Is New York Fashion Week Now the Cool Kid on the Block?

By: Chelsea Lauren/Getty

Normally more commercial-oriented, NYFW staged a series of performance pieces this season rather than pure runway shows. But is it enough to unseat London as the fashion week to watch?
London Fashion Week has long been considered the “kooky aunt” of fashion weeks, as The New York Times graciously described it this week. The British fashion extravaganza has been known for shows that focus on more eccentric styles (think Alexander McQueen), versus, say, the brasher and more commercial New York Fashion Week, best known for its infamous white elephant: the tent at Lincoln Center complete with its sponsor’s Mercedes-Benz cars—oh, and some catwalk shows.

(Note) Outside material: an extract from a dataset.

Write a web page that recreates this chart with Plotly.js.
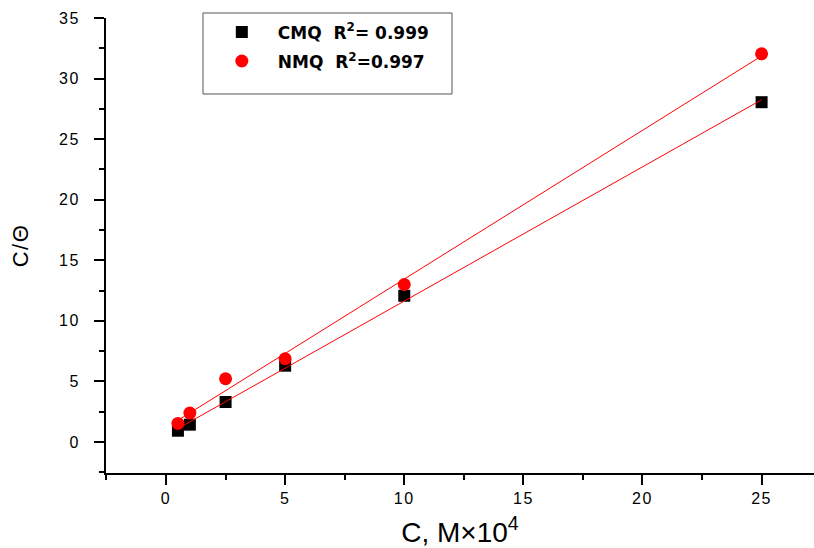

But this season, editors returned from the Big Apple gushing about bigger and brighter shows that took place in a citywide set of venues and featured more innovative performances. This development raises the question: Is the landscape of the month-long, global procession of fashion weeks changing? Or is it just that performance on the catwalk is becoming part of the show in every location, and New York is just doing it better?

At NYFW this year, Opening Ceremony presented its new collection in no less than a one-act play, written and directed by Hollywood darling Spike Jonze with help from Jonah Hill. Bad boy British-designer Gareth Pugh, on the other hand, chose to show in New York rather than his home country this season. And show he did. Performance artists entertained the audience in front of films of models showing off his new looks (the clothes weren’t even present).
Ralph Lauren staged an extravaganza in Central Park with models projected as Godzilla-like holograms on a giant screen over the lake; and Rebecca Minkoff went high-tech, handing out 3-D glasses to the audience and presenting clothes that could sing.

While London was a bit more regal, it, too, seems to be on the up.

Consider a day spent this week with Burberry in Hyde Park at the beautiful Prince Albert Memorial, where the label presented wrap-around, scarf-print coats tied with colorful netting for Spring/Summer 2015, in an airy venue decorated with insect motifs.

The afternoon continued over high tea with the hip Chinese designer Huishan Zhang at the luxurious Rosewood hotel, giving a feel of Old Shanghai seducing the fashion aristocracy, British style. “We are in London so I wanted to adapt some of the local culture,” Zhang told The Daily Beast.

One New York publicist wandering through the Rosewood declared, “You don’t find hotels like this in New York.”

Other London designers this season have indulged in the city’s history, staging their shows everywhere from Westminster Abbey to the Whitehall Palace.
“The landscape of fashion weeks is always changing and shifting, but New York has been on a roll for several years with a stellar lineup of young talent,” former NYFW executive director Fern Mallis said.
Are London and New York exchanging fashion week reputations, or is it just the nature of presenting fashion that is changing everywhere?

In both London and New York, as in Paris, designers are looking for ever-more unusual venues, and one is seeing the addition of more and more performance aspects added to the shows, like Burberry with its annual concerts.

But the real fashion week winner is Paris. The City of Light is consistently the hard-to-beat event known for spectacular settings coupled with extraordinarily crafted fashion. It will probably always be number one.

And the most notable aspect of Paris Fashion Week is that most of the big designers show without a performance, if you forgive Rick Owens for his step dancing last year. They don’t really need it!

After all, “Paris is the birthplace of fashion, it makes sense to show there,” said regular Manish Arora.

But, as the NYT pondered the question about London and its “kooky aunts,” exhausted fashion journalists everywhere began to say who cares!
“All shows [should be] in one tent in one city,” I cried. “Or better still, online,” said a colleague.